Reading the Riots – Guardian und LSE erforschen britische Krawalle

Hierzulande etwas anderes über Krawalle zu sagen, als dass die Beteiligten Chaoten ohne Sinn und Verstand seien und alle Gewalt frei von politischem Inhalt, führt automatisch zur öffentlichen Kreuzigung.

Anders in Großbritannien. Der Guardian hat, zusammen mit der London School of Economics, 270 Leute befragt, die dabei waren. Das ganze medial sehr hübsch aufbereitet. Sagte ich schon, dass ich einiges an Lebenszeit dafür gäbe, wenn es hier irgendwas entstünde, das dem Guardian auch nur nahe kommt?

Reading the Riots. Investigating England’s summer of disorder

http://www.youtube.com/watch?v=foTFwsb2l2M

Dasselbe ausführlicher, 18 Min.

Herausgekommen ist ziemlich viel Material. Ja, es waren Leute beteiligt, bei denen das politische Motiv ziemlich gründlich gesucht werden müsste. Bei anderen ist es deutlicher. Ich finde allein schon die Fragestellung spektakulär. Einen Überblick gibt David Cameron, the Queen and the rioters‘ sense of injustice. Letzte Woche fand die Reading the Riots Konferenz statt.

Vollends hat mein medienaktivistisches Herz die graphische Darstellung der Gerüchte bewegt, die sich per Twitter entwickelt haben: Riot rumours: how misinformation spread on Twitter during a time of crisis

Die Entwicklung des Gerüchts, der Londoner Zoo sei angegriffen und die Tiere seien befreit worden

Außerdem gibt es eine sehr fesch gemachte Timeline der Riots, jede Menge Interviews mit Beteiligten, aber auch 40 Seiten Text. Es waren übrigens gar nicht so wenig Frauen dabei.
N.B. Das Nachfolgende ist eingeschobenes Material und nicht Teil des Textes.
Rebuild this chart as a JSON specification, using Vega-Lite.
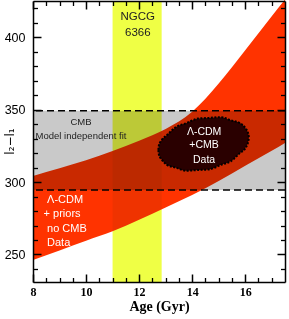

Das Ergebnis: Auslöser der Krawalle waren die Arroganz der Eliten, Armut und Polizeigewalt.

3 Gedanken zu „Reading the Riots – Guardian und LSE erforschen britische Krawalle

  1. Die Britische Medienlandschaft hat die Aufklärung pervertiert. Dem Briten wird vorgegaukelt dass sich der Staat für den Bürger interessiert, man operiert mit Fragebögen, das Verständnis für die Anliegen der Bevölkerung ist eine Zeremonie, Skandale werden als Blitzableiter von sämtlichen ach so renommierten Britischen Medienanstalten zelebriert. Britannien kann sich diese pseudohafte Offenheit ohne weiteres leisten, denn der gewöhnliche Bürger hat trotz der sprichwörtlichen Redefreiheit der Briten nichts zu sagen. Britannien ist zu einem oppositionslosem System geworden. „In Wirklichkeit ist die (Britische) parlamentarische Demokratie nicht viel mehr als eine Art und Weise, von Zeit zu Zeit das Management-Team auszuwechseln, das ein System verwalten darf, welches unverändert bleibt“ (Tony Benn: Out of the Wilderness: Diaries 1963-67. Arrow 1988).
    Der Brite hat ein feines Sensorium für den Bildungsstand seines Gegenübers und weiss mit viel Respekt damit umzugehen, auch gegenüber dem Bildungsfernen. In der Schweiz wird derjenige belächelt, welcher immer nur den einen Song singt und scheinbar nichts anderes kann. Der Brite erhebt diesen, er singt eben diesen einen Song und erfährt dafür eine dankbare Erhöhung. Die Britische Oberklasse nutzt diesen Umstand perfid aus.
    Ich halte nicht viel von Guardian, BBC, Independent & Co. Stecken mit dem Londoner Finanzestablishment unter selber Decke.